After his graduation from university in 1996, Shinkai had fallen into line with expectation and was set to enter a construction company in preparation for eventually taking on the family business. To the ire of his family, Shinkai abandoned those plans at the last minute and instead took a job at video game company Falcom, where he would work for the next five years producing web content and video clips for games.

During this time, Shinkai enjoyed the process of matching images with music and as a side project, produced a short film titled ‘She and Her Cat’ in 1999. The film won the grand prize at the DoGA CG Animation Contest in 2000, and with that, his path to a full-time career in the industry became more apparent. Following the award, Shinkai began working on his second animation ‘Voice of a Distant Star’ and it wasn’t long before he was contacted by company ‘Manga Zoo’ which offered to collaborate with him. As a result, Shinkai quit his job in 2001 to focus fully on his second animation.

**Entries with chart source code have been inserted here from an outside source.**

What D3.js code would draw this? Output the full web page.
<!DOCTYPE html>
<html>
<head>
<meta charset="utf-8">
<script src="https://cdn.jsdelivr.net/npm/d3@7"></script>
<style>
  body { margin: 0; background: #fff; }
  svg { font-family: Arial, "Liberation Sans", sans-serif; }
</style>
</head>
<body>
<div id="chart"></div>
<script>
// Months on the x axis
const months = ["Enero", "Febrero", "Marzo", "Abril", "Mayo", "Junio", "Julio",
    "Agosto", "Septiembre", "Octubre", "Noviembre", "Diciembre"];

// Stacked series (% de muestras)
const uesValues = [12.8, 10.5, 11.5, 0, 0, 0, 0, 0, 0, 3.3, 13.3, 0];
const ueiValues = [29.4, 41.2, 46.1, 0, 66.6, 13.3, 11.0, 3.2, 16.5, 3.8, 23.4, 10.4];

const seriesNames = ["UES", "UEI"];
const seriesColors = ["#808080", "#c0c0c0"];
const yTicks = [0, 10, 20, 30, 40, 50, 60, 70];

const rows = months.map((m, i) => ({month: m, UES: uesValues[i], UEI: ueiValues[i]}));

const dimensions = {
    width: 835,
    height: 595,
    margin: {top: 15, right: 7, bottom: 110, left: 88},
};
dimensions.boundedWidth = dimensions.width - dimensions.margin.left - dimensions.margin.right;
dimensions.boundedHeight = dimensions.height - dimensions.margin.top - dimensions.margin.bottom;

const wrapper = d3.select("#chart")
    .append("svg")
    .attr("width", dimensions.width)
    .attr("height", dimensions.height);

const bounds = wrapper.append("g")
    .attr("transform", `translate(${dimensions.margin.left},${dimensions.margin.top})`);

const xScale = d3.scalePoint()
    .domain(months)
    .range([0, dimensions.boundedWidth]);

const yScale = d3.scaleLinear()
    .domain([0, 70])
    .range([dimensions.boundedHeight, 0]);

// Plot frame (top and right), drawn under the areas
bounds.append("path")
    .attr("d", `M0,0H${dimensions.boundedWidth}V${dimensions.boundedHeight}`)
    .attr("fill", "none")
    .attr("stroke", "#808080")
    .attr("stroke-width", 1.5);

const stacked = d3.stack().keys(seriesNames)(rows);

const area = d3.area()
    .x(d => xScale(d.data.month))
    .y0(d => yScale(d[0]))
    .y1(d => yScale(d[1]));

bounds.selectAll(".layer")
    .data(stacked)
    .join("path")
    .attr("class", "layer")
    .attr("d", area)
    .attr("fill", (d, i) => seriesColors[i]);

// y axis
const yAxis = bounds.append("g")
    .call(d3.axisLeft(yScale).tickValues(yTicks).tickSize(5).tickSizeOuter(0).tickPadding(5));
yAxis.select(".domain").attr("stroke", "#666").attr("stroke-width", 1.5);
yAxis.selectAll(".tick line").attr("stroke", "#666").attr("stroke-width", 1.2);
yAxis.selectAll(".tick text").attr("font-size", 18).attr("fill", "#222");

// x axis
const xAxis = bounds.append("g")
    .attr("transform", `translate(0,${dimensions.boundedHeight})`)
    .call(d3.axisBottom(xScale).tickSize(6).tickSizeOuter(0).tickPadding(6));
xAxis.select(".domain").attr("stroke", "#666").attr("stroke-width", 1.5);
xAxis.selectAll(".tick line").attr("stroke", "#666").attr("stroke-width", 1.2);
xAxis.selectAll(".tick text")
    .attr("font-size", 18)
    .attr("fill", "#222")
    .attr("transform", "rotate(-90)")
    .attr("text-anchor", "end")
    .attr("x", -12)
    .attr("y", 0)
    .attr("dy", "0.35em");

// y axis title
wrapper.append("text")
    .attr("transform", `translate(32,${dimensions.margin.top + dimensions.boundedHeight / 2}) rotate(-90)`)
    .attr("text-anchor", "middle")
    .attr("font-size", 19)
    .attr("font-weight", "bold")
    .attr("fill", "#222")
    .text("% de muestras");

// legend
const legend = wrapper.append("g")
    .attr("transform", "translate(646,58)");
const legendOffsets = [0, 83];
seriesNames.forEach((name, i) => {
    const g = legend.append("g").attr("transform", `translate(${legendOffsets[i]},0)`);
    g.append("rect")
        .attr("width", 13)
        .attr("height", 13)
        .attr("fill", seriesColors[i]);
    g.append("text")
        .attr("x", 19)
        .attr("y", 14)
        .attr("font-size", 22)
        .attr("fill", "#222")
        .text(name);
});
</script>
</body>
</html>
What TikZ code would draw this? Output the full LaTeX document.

‘Voice of a Distant Star’ was released in 2002 and followed by the 90-minute ‘The Place Promised in Our Early Day’s in 2004. Wining critical and popular acclaim, Shinkai’s profile as an animator and film-maker was rising quickly. He would go onto produce ‘5 Centimeters per Second’ in 2007 before taking a break from animation away from Japan. His next projects would catapult him to fame and acclaim globally.

A Rising Start Ascends

Releasing ‘Children Who Chase Lost Voices from Deep Below’ in 2011, Shinaki followed-up with ‘The Garden of Words’ in 2013 before going to release ‘Your Name’ in 2016. Hugely popular with audiences, ‘Your Name’ was the fifth-highest grossing film of all time in Japan by 2017 and in 2019, surpassed Studio Ghibli’s ‘Spirited Away’ as the highest grossing anime of all time.


Directed by Shinkai, the film tells the story of a high school boy in in a rural town who is bored of her life, and longs to live in Tokyo. Inexplicably, she begins to switch bodies with a high school boy in Tokyo; experiences they both believe to be dreams at first before realising they can communicate with each other as they move on a journey toward each other. Aimed at a younger audience, the film found popularity throughout Japan and abroad for its masterful storytelling, classic themes and captivating beauty – winning many fans of all generations.


In doing so, ‘Your Name’ established Shinkai Makoto as one of Japan’s most acclaimed animators and heir-apparent to the officially retired (yet still working) Miyazaki Hayao. Shinkai’s next film, ‘Weathering with You’ was released in 2019, also winning popularity with audiences and critical acclaim and cementing his place as Japan’s highest-profile and successful contemporary animators.



Shinkai Makoto’s rise to the top of the animation industry appears at first glance to have occurred quickly. Unlike his often compared predecessor Miyazaki Hayao – considered Japan’s greatest living animator and anime film director – Shinkai has no demonstrable and long apprenticeship with traditional animation companies to point at in explanation for a steady rise to prominence. In many ways, his success appears overnight and in stark contrast to those who came before him…

In truth, Shinkai is just the most famous of many younger animators who have taken advantage of increasingly capable animation tools and software that are available to people in their homes. Having cut his teeth on video game animation and learnt the skill of matching graphics to music to express emotion, Shinkai Makoto was able to take control of all aspects of his own projects. Unlike Miyazaki, who was pioneering in his incorporation of computer graphics into his still largely hand-drawn animations, Shinkai exists in a world in which almost all aspects of his films are computer-generated yet following an aesthetic and tone that is familiar to Japanese audiences.

The films of Shinkai Makoto employ beautiful scenery, shifting light and music to convey the emotion of characters and propel the story. In doing so, they avoid dialogue that way work with one audience yet alienate another, allowing the viewer to fall into his films and see his beautifully crafted worlds as though through their own eyes. Nature plays a prominent role in his animations – as it does in the films of Studio Ghibli – and in doing so, connects with Japan’s deep emotional ties to the natural world and a longing for a purer, simpler time.


At this time, there is are no museums dedicated to the animation of Shinkai Makoto however for fans of his work, many of the locations depicted in his films are real and can be visited including his most famous film to-date:


Shinkai’s most successful film to date, many scenes in ‘Your Name’ are real locations. Many are in Tokyo with other in his home region of Nagano. Perhaps the most iconic spot is the Suga Shrine stairs in Tokyo.


Often used in promotional images, this location will even be recognised by some people who haven’t seen the film. The distinctly New York-esque appearance the NTT Docomo Yoyogi Building is also immediately recognisable, seen in the scenes centred around the pedestrian footbridge nearby a Shinanomachi Station.


The intersection behind the Shinjuku police station is another prominent landmark the the film – easily identifiable by its distinctive ring construction.


Away from Tokyo, Shinkai’s home region around Suwa in Nagano features strongly. Most prominently, the expansive waters of Suwa Lake can be seen from Tateishi Park.


Finally, moving further into Central Japan and the scenic region around Takayama, Hida-Furukawa Station is featured when Taki departs Tokyo in search of Itomori.